»»

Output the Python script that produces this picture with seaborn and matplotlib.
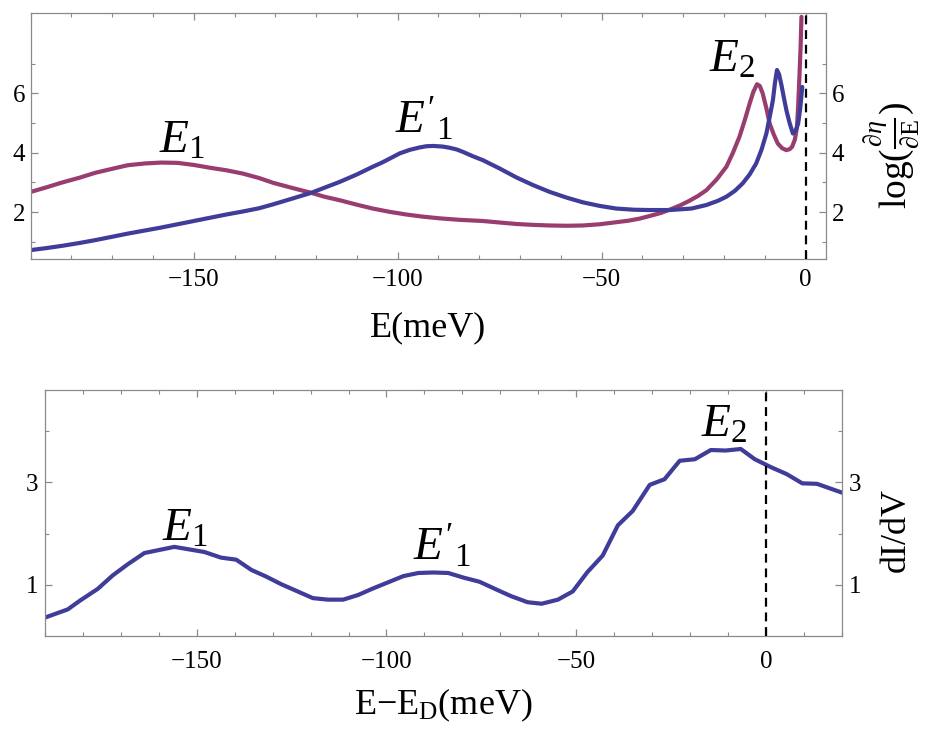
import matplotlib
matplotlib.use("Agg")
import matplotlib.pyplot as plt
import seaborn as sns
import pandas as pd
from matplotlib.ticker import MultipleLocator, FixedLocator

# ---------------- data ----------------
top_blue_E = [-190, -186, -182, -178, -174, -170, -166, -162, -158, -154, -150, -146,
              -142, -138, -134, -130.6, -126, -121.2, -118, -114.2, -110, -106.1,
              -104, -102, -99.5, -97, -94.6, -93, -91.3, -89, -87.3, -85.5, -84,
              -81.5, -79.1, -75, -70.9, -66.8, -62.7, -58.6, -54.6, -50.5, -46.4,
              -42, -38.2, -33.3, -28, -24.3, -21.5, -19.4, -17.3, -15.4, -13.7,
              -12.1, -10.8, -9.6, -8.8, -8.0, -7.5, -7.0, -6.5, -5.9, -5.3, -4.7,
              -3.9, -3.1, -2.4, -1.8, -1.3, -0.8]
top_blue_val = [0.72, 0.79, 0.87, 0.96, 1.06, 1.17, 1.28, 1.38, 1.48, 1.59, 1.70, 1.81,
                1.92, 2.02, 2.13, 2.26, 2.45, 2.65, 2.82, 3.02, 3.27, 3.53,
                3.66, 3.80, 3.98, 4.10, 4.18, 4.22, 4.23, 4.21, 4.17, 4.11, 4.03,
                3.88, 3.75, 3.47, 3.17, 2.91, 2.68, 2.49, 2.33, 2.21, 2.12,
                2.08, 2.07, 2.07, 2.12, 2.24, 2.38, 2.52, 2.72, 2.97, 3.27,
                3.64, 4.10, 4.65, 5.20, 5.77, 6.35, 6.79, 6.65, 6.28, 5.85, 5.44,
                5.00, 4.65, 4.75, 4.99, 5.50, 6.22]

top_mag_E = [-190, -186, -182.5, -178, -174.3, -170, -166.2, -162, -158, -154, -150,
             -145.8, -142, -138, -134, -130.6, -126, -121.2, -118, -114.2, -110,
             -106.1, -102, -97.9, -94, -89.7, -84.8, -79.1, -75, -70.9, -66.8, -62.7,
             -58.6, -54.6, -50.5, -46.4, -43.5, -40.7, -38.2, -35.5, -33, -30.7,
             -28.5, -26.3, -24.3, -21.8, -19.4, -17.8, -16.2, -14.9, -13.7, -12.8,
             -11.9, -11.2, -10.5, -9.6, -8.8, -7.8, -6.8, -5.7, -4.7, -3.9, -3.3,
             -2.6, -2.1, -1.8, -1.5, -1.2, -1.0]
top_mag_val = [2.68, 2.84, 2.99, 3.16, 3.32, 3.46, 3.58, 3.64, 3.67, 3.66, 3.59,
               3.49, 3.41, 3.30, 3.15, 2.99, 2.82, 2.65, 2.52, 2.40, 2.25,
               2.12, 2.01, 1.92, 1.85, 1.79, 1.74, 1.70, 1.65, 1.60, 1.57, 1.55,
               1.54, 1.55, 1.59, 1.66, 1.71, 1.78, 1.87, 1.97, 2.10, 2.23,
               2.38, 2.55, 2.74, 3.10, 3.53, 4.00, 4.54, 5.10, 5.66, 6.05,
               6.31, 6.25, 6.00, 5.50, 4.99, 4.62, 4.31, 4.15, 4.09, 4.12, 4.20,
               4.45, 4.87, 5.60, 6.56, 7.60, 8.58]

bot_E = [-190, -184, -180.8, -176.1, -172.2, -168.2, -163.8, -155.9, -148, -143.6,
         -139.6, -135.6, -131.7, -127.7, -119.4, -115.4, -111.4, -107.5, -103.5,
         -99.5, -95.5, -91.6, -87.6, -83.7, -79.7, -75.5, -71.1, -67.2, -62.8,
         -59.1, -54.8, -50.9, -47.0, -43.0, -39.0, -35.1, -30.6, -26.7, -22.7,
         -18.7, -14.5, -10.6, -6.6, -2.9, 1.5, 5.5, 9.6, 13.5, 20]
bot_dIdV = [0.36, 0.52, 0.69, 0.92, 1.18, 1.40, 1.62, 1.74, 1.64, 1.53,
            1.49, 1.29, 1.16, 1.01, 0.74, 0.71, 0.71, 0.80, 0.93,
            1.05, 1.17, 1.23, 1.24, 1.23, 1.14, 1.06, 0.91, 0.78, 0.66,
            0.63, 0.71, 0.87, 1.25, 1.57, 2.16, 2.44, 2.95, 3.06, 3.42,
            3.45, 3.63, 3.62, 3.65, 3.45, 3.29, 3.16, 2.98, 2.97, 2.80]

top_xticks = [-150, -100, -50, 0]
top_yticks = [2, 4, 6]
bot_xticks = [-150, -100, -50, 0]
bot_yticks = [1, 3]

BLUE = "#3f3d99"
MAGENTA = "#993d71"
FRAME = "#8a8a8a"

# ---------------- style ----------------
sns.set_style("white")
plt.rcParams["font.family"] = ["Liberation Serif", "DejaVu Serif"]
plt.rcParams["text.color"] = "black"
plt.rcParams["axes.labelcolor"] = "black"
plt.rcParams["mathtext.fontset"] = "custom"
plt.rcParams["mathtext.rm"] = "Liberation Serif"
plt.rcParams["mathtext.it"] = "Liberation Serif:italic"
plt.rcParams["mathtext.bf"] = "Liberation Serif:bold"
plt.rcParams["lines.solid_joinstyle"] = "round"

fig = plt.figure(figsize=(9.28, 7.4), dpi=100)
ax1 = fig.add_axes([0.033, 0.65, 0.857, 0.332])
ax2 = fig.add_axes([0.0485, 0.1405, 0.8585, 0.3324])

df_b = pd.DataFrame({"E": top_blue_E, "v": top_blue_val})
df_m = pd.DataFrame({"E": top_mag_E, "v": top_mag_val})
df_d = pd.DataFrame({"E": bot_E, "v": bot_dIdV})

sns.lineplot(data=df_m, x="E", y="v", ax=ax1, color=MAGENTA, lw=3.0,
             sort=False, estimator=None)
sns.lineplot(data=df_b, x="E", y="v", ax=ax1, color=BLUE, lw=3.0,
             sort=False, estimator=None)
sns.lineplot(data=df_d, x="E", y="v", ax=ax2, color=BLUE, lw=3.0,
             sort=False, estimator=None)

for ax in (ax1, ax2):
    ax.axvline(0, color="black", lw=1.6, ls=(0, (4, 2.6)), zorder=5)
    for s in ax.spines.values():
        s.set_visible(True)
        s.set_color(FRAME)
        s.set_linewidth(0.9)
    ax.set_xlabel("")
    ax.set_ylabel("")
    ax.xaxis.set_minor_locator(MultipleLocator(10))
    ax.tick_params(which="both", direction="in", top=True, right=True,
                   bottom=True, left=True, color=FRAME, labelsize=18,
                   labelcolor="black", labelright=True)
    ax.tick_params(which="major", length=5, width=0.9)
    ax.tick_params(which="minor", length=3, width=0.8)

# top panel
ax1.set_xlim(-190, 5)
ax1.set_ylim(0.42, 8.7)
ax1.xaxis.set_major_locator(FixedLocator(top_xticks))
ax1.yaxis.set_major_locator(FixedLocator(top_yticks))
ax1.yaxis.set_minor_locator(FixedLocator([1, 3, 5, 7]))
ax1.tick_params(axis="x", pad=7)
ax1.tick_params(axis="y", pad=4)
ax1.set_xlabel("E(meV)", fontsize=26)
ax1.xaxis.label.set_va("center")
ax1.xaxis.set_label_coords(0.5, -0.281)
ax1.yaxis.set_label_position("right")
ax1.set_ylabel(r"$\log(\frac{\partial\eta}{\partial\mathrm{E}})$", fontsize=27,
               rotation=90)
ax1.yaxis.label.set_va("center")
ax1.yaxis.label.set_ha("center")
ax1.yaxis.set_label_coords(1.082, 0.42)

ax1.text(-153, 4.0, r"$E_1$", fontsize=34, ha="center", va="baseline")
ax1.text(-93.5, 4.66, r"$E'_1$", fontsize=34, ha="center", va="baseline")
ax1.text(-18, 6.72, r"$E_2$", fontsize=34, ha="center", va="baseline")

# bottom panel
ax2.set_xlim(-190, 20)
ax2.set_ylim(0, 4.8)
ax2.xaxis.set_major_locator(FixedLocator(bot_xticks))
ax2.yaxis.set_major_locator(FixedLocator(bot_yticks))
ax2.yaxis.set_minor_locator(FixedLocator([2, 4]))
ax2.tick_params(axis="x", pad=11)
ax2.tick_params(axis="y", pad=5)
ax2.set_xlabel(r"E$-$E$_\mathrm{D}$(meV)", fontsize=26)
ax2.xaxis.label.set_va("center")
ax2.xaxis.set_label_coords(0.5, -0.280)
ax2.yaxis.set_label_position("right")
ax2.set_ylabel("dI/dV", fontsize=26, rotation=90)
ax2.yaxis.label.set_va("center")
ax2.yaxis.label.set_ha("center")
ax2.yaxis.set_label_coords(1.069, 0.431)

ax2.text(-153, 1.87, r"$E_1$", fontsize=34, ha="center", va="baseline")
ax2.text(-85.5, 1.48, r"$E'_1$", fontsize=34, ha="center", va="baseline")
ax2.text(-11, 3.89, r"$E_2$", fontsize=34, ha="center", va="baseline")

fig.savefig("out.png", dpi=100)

««

**Prompt**
Search the data above for the word "matplotlib", then gather each line in which it appears.

**Solution for this exercise**
Output the Python script that produces this picture with seaborn and matplotlib.
import matplotlib
matplotlib.use("Agg")
import matplotlib.pyplot as plt
from matplotlib.ticker import MultipleLocator, FixedLocator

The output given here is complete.